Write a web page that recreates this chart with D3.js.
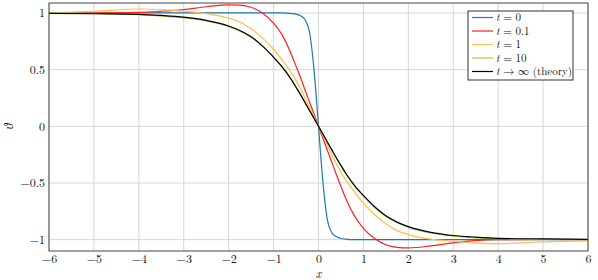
<!DOCTYPE html>
<html>
<head>
<meta charset="utf-8">
<script src="https://cdn.jsdelivr.net/npm/d3@7"></script>
<style>
  body { margin: 0; background: #fff; }
  svg text { font-family: "Latin Modern Roman", "CMU Serif", "Liberation Serif", "Times New Roman", "DejaVu Serif", serif; fill: #111; }
</style>
</head>
<body>
<div id="chart"></div>
<script>
var xs = [-6, -5, -4, -3.5, -3, -2.5, -2, -1.75, -1.5, -1.25, -1, -0.8, -0.6, -0.5, -0.4, -0.3, -0.2, -0.1, 0,
          0.1, 0.2, 0.3, 0.4, 0.5, 0.6, 0.8, 1, 1.25, 1.5, 1.75, 2, 2.5, 3, 3.5, 4, 5, 6];

var blueT0 = [1, 1, 1, 1, 1, 1, 1, 1, 1, 1, 1, 1, 0.995, 0.99, 0.975, 0.94, 0.83, 0.5, 0,
              -0.5, -0.83, -0.94, -0.975, -0.99, -0.995, -1, -1, -1, -1, -1, -1, -1, -1, -1, -1, -1, -1];
var redT01 = [1.0, 1.0, 1.005, 1.015, 1.03, 1.055, 1.072, 1.07, 1.05, 1.0, 0.91, 0.8, 0.63, 0.53, 0.43, 0.32, 0.215, 0.108, 0,
              -0.108, -0.215, -0.32, -0.43, -0.53, -0.63, -0.79, -0.9, -0.99, -1.045, -1.068, -1.073, -1.055, -1.028, -1.008, -1.0, -0.998, -1.0];
var yellowT1 = [1.0, 1.015, 1.035, 1.03, 1.015, 0.995, 0.955, 0.92, 0.86, 0.78, 0.68, 0.58, 0.47, 0.405, 0.33, 0.25, 0.165, 0.082, 0,
                -0.082, -0.165, -0.25, -0.33, -0.405, -0.47, -0.58, -0.68, -0.78, -0.86, -0.92, -0.955, -0.995, -1.015, -1.03, -1.035, -1.02, -1.01];
var greenT10 = [1.0, 0.997, 0.985, 0.973, 0.957, 0.929, 0.879, 0.84, 0.785, 0.705, 0.607, 0.517, 0.408, 0.343, 0.278, 0.209, 0.139, 0.07, 0,
                -0.07, -0.141, -0.212, -0.283, -0.349, -0.415, -0.526, -0.616, -0.716, -0.796, -0.851, -0.891, -0.941, -0.969, -0.984, -0.992, -0.997, -1.0];
var blackTheory = [0.997, 0.993, 0.988, 0.978, 0.963, 0.935, 0.885, 0.845, 0.79, 0.71, 0.61, 0.52, 0.41, 0.345, 0.28, 0.21, 0.14, 0.07, 0,
                   -0.07, -0.14, -0.21, -0.28, -0.345, -0.41, -0.52, -0.61, -0.71, -0.79, -0.845, -0.885, -0.935, -0.963, -0.978, -0.988, -0.993, -0.997];

var xTicks = [-6, -5, -4, -3, -2, -1, 0, 1, 2, 3, 4, 5, 6];
var yTicks = [-1, -0.5, 0, 0.5, 1];

var series = [
  {label: "0", values: blueT0, color: "#1f77b4"},
  {label: "0.1", values: redT01, color: "#ff1f1f"},
  {label: "1", values: yellowT1, color: "#ffbf48"},
  {label: "10", values: greenT10, color: "#9fd04a"},
  {label: "theory", values: blackTheory, color: "#000000"}
];

var W = 598, H = 280;
var mLeft = 49, mRight = 588, mTop = 3, mBottom = 251;
var serif = '"Latin Modern Roman", "CMU Serif", "Liberation Serif", "DejaVu Serif", serif';

var svg = d3.select("#chart").append("svg")
    .attr("width", W)
    .attr("height", H)
    .attr("font-family", serif);

var x = d3.scaleLinear().domain([-6, 6]).range([mLeft, mRight]);
var y = d3.scaleLinear().domain([-1.1, 1.088]).range([mBottom, mTop]);

/* grid */
svg.append("g").selectAll("line")
    .data(xTicks).enter().append("line")
    .attr("x1", d => x(d)).attr("x2", d => x(d))
    .attr("y1", mTop).attr("y2", mBottom)
    .attr("stroke", "#d6d6d6").attr("stroke-width", 1);
svg.append("g").selectAll("line")
    .data(yTicks).enter().append("line")
    .attr("x1", mLeft).attr("x2", mRight)
    .attr("y1", d => y(d)).attr("y2", d => y(d))
    .attr("stroke", "#d6d6d6").attr("stroke-width", 1);

/* curves */
var line = d3.line()
    .x((d, i) => x(xs[i]))
    .y(d => y(d))
    .curve(d3.curveMonotoneX);

svg.append("g").selectAll("path")
    .data(series).enter().append("path")
    .attr("d", d => line(d.values))
    .attr("fill", "none")
    .attr("stroke", d => d.color)
    .attr("stroke-width", 1.2);

/* frame */
svg.append("rect")
    .attr("x", mLeft).attr("y", mTop)
    .attr("width", mRight - mLeft).attr("height", mBottom - mTop)
    .attr("fill", "none").attr("stroke", "#444").attr("stroke-width", 1);

/* axes labels */
var fmt = d => d < 0 ? "\u2212" + Math.abs(d) : String(d);

var xAxis = d3.axisBottom(x).tickValues(xTicks).tickSize(0).tickPadding(3).tickFormat(fmt);
svg.append("g")
    .attr("transform", "translate(0," + mBottom + ")")
    .call(xAxis)
    .attr("font-family", serif)
    .call(g => g.select(".domain").remove())
    .selectAll("text")
    .style("font-size", "12px")
    .attr("fill", "#111");

var yAxis = d3.axisLeft(y).tickValues(yTicks).tickSize(0).tickPadding(4).tickFormat(fmt);
svg.append("g")
    .attr("transform", "translate(" + mLeft + ",0)")
    .call(yAxis)
    .attr("font-family", serif)
    .call(g => g.select(".domain").remove())
    .selectAll("text")
    .style("font-size", "12px")
    .attr("fill", "#111");

svg.append("text")
    .attr("x", x(0)).attr("y", 278)
    .attr("text-anchor", "middle")
    .style("font-size", "12px").style("font-style", "italic")
    .text("x");

svg.append("text")
    .attr("transform", "translate(13," + y(0) + ") rotate(-90)")
    .attr("text-anchor", "middle")
    .style("font-size", "12px").style("font-style", "italic")
    .text("\u03D1");

/* legend */
var lg = svg.append("g").attr("transform", "translate(468,11)");
lg.append("rect")
    .attr("width", 105).attr("height", 69)
    .attr("fill", "#fff").attr("stroke", "#333").attr("stroke-width", 1);

var entries = lg.selectAll("g.entry")
    .data(series).enter().append("g")
    .attr("class", "entry")
    .attr("transform", (d, i) => "translate(0," + (6.5 + i * 13.5) + ")");

entries.append("line")
    .attr("x1", 4).attr("x2", 25)
    .attr("y1", 0).attr("y2", 0)
    .attr("stroke", d => d.color).attr("stroke-width", 1.2);

var lt = entries.append("text")
    .attr("x", 28).attr("y", 3.5)
    .style("font-size", "11px");
lt.append("tspan").style("font-style", "italic").text("t");
lt.append("tspan").text(d => d.label === "theory" ? " \u2192 \u221E (theory)" : " = " + d.label);
</script>
</body>
</html>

···

◆ **EXERCISE**:
Set down again, exactly, the lines of the material above from its first line to the one with "3.5, 4, 5, 6];", inclusive. Leave the pictures out.

◆ **THE RESULT**:
Write a web page that recreates this chart with D3.js.
<!DOCTYPE html>
<html>
<head>
<meta charset="utf-8">
<script src="https://cdn.jsdelivr.net/npm/d3@7"></script>
<style>
  body { margin: 0; background: #fff; }
  svg text { font-family: "Latin Modern Roman", "CMU Serif", "Liberation Serif", "Times New Roman", "DejaVu Serif", serif; fill: #111; }
</style>
</head>
<body>
<div id="chart"></div>
<script>
var xs = [-6, -5, -4, -3.5, -3, -2.5, -2, -1.75, -1.5, -1.25, -1, -0.8, -0.6, -0.5, -0.4, -0.3, -0.2, -0.1, 0,
          0.1, 0.2, 0.3, 0.4, 0.5, 0.6, 0.8, 1, 1.25, 1.5, 1.75, 2, 2.5, 3, 3.5, 4, 5, 6];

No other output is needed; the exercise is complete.